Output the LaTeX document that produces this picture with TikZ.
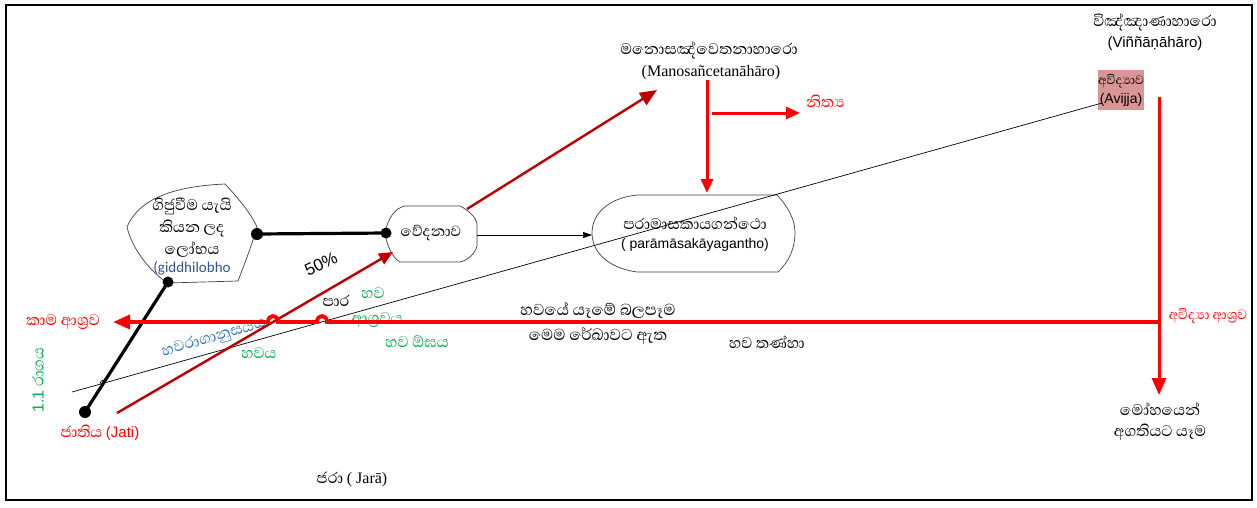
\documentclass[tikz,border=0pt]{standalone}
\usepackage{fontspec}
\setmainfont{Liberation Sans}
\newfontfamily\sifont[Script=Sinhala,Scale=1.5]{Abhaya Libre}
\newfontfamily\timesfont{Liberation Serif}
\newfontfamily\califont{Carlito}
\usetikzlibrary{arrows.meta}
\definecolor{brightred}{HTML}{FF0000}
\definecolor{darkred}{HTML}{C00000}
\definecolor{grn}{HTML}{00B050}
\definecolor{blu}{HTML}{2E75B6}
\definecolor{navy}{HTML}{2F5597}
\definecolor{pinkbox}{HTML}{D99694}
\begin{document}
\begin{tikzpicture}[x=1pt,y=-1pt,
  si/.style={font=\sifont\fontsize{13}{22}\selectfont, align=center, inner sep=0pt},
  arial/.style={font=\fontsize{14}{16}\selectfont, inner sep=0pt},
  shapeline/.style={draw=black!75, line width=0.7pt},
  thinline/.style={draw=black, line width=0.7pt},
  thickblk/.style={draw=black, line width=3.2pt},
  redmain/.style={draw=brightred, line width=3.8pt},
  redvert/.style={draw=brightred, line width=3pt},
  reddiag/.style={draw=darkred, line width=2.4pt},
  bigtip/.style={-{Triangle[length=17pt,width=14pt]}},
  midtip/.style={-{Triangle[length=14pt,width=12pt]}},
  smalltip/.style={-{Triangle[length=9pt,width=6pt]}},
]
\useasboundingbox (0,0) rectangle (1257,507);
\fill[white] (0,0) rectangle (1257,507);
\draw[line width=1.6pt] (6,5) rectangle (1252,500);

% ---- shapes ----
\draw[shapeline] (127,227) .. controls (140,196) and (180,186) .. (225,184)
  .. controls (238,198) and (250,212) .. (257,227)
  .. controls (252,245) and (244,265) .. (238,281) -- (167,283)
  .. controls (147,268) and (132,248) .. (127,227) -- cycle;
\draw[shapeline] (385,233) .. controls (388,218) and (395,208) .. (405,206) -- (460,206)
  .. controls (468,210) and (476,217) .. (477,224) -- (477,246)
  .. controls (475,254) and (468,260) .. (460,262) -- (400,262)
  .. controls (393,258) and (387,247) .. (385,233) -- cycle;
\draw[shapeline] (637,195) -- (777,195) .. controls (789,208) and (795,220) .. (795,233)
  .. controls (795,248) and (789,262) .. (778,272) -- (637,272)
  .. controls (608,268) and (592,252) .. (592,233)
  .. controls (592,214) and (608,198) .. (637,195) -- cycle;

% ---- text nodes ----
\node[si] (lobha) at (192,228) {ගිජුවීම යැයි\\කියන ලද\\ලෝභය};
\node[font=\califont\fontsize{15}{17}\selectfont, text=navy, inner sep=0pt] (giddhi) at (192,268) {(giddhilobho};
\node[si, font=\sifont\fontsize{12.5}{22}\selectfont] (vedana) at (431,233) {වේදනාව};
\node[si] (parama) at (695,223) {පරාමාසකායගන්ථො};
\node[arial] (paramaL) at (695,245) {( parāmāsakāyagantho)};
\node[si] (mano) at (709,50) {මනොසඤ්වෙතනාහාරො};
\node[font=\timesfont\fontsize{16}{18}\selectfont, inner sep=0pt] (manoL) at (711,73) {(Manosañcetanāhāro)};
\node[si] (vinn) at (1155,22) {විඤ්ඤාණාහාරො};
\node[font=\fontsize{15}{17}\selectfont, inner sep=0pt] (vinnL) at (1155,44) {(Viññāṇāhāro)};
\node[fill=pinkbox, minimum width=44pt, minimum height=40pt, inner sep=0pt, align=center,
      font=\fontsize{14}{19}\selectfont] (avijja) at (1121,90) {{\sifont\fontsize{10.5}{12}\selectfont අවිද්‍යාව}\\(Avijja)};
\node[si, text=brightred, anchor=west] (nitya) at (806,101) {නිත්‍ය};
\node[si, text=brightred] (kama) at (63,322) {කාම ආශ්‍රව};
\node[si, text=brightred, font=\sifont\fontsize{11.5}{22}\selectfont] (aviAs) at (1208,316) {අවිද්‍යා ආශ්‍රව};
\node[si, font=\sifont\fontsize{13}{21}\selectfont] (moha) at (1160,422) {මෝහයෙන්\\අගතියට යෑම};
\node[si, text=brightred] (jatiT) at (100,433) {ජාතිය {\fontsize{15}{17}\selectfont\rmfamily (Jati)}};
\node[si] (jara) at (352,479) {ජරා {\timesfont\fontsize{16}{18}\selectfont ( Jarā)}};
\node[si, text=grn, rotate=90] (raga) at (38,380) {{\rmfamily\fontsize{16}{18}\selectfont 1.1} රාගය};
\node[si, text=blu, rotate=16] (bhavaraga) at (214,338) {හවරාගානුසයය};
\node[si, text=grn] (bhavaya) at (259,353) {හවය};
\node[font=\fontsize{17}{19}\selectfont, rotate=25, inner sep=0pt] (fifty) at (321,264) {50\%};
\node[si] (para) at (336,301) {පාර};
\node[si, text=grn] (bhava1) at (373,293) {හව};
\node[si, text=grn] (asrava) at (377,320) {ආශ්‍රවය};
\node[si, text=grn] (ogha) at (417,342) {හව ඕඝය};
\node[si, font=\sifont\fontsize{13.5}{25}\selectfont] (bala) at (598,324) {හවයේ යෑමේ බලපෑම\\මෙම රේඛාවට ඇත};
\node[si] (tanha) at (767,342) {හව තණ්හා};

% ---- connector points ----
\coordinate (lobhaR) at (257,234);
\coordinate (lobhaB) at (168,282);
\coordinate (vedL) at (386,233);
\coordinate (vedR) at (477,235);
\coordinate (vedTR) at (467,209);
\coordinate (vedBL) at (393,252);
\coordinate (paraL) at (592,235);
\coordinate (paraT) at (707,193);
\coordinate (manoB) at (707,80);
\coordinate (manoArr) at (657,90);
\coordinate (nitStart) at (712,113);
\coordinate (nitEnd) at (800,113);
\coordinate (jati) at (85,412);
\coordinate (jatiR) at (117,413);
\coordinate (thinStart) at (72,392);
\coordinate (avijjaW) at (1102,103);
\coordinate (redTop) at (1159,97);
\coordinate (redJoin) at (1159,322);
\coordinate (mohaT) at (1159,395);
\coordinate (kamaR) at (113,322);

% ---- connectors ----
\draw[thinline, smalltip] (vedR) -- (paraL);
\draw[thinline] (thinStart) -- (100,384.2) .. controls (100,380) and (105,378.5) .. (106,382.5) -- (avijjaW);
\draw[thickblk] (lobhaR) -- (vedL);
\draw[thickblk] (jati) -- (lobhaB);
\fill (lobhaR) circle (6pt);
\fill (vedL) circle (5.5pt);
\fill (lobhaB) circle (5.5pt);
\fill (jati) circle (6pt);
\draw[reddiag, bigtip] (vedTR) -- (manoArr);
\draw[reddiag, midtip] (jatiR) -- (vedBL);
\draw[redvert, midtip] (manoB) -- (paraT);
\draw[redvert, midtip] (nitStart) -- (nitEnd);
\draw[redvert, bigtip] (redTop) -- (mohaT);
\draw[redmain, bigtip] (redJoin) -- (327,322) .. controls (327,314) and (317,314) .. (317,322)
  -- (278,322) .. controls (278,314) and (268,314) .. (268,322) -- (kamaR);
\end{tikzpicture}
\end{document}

# # # #

◆ PROBLEM STATEMENT
Write out the data precisely as given, excluding the pictures.

◆ OUTPUT OF THE EXERCISE
Output the LaTeX document that produces this picture with TikZ.
\documentclass[tikz,border=0pt]{standalone}
\usepackage{fontspec}
\setmainfont{Liberation Sans}
\newfontfamily\sifont[Script=Sinhala,Scale=1.5]{Abhaya Libre}
\newfontfamily\timesfont{Liberation Serif}
\newfontfamily\califont{Carlito}
\usetikzlibrary{arrows.meta}
\definecolor{brightred}{HTML}{FF0000}
\definecolor{darkred}{HTML}{C00000}
\definecolor{grn}{HTML}{00B050}
\definecolor{blu}{HTML}{2E75B6}
\definecolor{navy}{HTML}{2F5597}
\definecolor{pinkbox}{HTML}{D99694}
\begin{document}
\begin{tikzpicture}[x=1pt,y=-1pt,
  si/.style={font=\sifont\fontsize{13}{22}\selectfont, align=center, inner sep=0pt},
  arial/.style={font=\fontsize{14}{16}\selectfont, inner sep=0pt},
  shapeline/.style={draw=black!75, line width=0.7pt},
  thinline/.style={draw=black, line width=0.7pt},
  thickblk/.style={draw=black, line width=3.2pt},
  redmain/.style={draw=brightred, line width=3.8pt},
  redvert/.style={draw=brightred, line width=3pt},
  reddiag/.style={draw=darkred, line width=2.4pt},
  bigtip/.style={-{Triangle[length=17pt,width=14pt]}},
  midtip/.style={-{Triangle[length=14pt,width=12pt]}},
  smalltip/.style={-{Triangle[length=9pt,width=6pt]}},
]
\useasboundingbox (0,0) rectangle (1257,507);
\fill[white] (0,0) rectangle (1257,507);
\draw[line width=1.6pt] (6,5) rectangle (1252,500);

% ---- shapes ----
\draw[shapeline] (127,227) .. controls (140,196) and (180,186) .. (225,184)
  .. controls (238,198) and (250,212) .. (257,227)
  .. controls (252,245) and (244,265) .. (238,281) -- (167,283)
  .. controls (147,268) and (132,248) .. (127,227) -- cycle;
\draw[shapeline] (385,233) .. controls (388,218) and (395,208) .. (405,206) -- (460,206)
  .. controls (468,210) and (476,217) .. (477,224) -- (477,246)
  .. controls (475,254) and (468,260) .. (460,262) -- (400,262)
  .. controls (393,258) and (387,247) .. (385,233) -- cycle;
\draw[shapeline] (637,195) -- (777,195) .. controls (789,208) and (795,220) .. (795,233)
  .. controls (795,248) and (789,262) .. (778,272) -- (637,272)
  .. controls (608,268) and (592,252) .. (592,233)
  .. controls (592,214) and (608,198) .. (637,195) -- cycle;

% ---- text nodes ----
\node[si] (lobha) at (192,228) {ගිජුවීම යැයි\\කියන ලද\\ලෝභය};
\node[font=\califont\fontsize{15}{17}\selectfont, text=navy, inner sep=0pt] (giddhi) at (192,268) {(giddhilobho};
\node[si, font=\sifont\fontsize{12.5}{22}\selectfont] (vedana) at (431,233) {වේදනාව};
\node[si] (parama) at (695,223) {පරාමාසකායගන්ථො};
\node[arial] (paramaL) at (695,245) {( parāmāsakāyagantho)};
\node[si] (mano) at (709,50) {මනොසඤ්වෙතනාහාරො};
\node[font=\timesfont\fontsize{16}{18}\selectfont, inner sep=0pt] (manoL) at (711,73) {(Manosañcetanāhāro)};
\node[si] (vinn) at (1155,22) {විඤ්ඤාණාහාරො};
\node[font=\fontsize{15}{17}\selectfont, inner sep=0pt] (vinnL) at (1155,44) {(Viññāṇāhāro)};
\node[fill=pinkbox, minimum width=44pt, minimum height=40pt, inner sep=0pt, align=center,
      font=\fontsize{14}{19}\selectfont] (avijja) at (1121,90) {{\sifont\fontsize{10.5}{12}\selectfont අවිද්‍යාව}\\(Avijja)};
\node[si, text=brightred, anchor=west] (nitya) at (806,101) {නිත්‍ය};
\node[si, text=brightred] (kama) at (63,322) {කාම ආශ්‍රව};
\node[si, text=brightred, font=\sifont\fontsize{11.5}{22}\selectfont] (aviAs) at (1208,316) {අවිද්‍යා ආශ්‍රව};
\node[si, font=\sifont\fontsize{13}{21}\selectfont] (moha) at (1160,422) {මෝහයෙන්\\අගතියට යෑම};
\node[si, text=brightred] (jatiT) at (100,433) {ජාතිය {\fontsize{15}{17}\selectfont\rmfamily (Jati)}};
\node[si] (jara) at (352,479) {ජරා {\timesfont\fontsize{16}{18}\selectfont ( Jarā)}};
\node[si, text=grn, rotate=90] (raga) at (38,380) {{\rmfamily\fontsize{16}{18}\selectfont 1.1} රාගය};
\node[si, text=blu, rotate=16] (bhavaraga) at (214,338) {හවරාගානුසයය};
\node[si, text=grn] (bhavaya) at (259,353) {හවය};
\node[font=\fontsize{17}{19}\selectfont, rotate=25, inner sep=0pt] (fifty) at (321,264) {50\%};
\node[si] (para) at (336,301) {පාර};
\node[si, text=grn] (bhava1) at (373,293) {හව};
\node[si, text=grn] (asrava) at (377,320) {ආශ්‍රවය};
\node[si, text=grn] (ogha) at (417,342) {හව ඕඝය};
\node[si, font=\sifont\fontsize{13.5}{25}\selectfont] (bala) at (598,324) {හවයේ යෑමේ බලපෑම\\මෙම රේඛාවට ඇත};
\node[si] (tanha) at (767,342) {හව තණ්හා};

% ---- connector points ----
\coordinate (lobhaR) at (257,234);
\coordinate (lobhaB) at (168,282);
\coordinate (vedL) at (386,233);
\coordinate (vedR) at (477,235);
\coordinate (vedTR) at (467,209);
\coordinate (vedBL) at (393,252);
\coordinate (paraL) at (592,235);
\coordinate (paraT) at (707,193);
\coordinate (manoB) at (707,80);
\coordinate (manoArr) at (657,90);
\coordinate (nitStart) at (712,113);
\coordinate (nitEnd) at (800,113);
\coordinate (jati) at (85,412);
\coordinate (jatiR) at (117,413);
\coordinate (thinStart) at (72,392);
\coordinate (avijjaW) at (1102,103);
\coordinate (redTop) at (1159,97);
\coordinate (redJoin) at (1159,322);
\coordinate (mohaT) at (1159,395);
\coordinate (kamaR) at (113,322);

% ---- connectors ----
\draw[thinline, smalltip] (vedR) -- (paraL);
\draw[thinline] (thinStart) -- (100,384.2) .. controls (100,380) and (105,378.5) .. (106,382.5) -- (avijjaW);
\draw[thickblk] (lobhaR) -- (vedL);
\draw[thickblk] (jati) -- (lobhaB);
\fill (lobhaR) circle (6pt);
\fill (vedL) circle (5.5pt);
\fill (lobhaB) circle (5.5pt);
\fill (jati) circle (6pt);
\draw[reddiag, bigtip] (vedTR) -- (manoArr);
\draw[reddiag, midtip] (jatiR) -- (vedBL);
\draw[redvert, midtip] (manoB) -- (paraT);
\draw[redvert, midtip] (nitStart) -- (nitEnd);
\draw[redvert, bigtip] (redTop) -- (mohaT);
\draw[redmain, bigtip] (redJoin) -- (327,322) .. controls (327,314) and (317,314) .. (317,322)
  -- (278,322) .. controls (278,314) and (268,314) .. (268,322) -- (kamaR);
\end{tikzpicture}
\end{document}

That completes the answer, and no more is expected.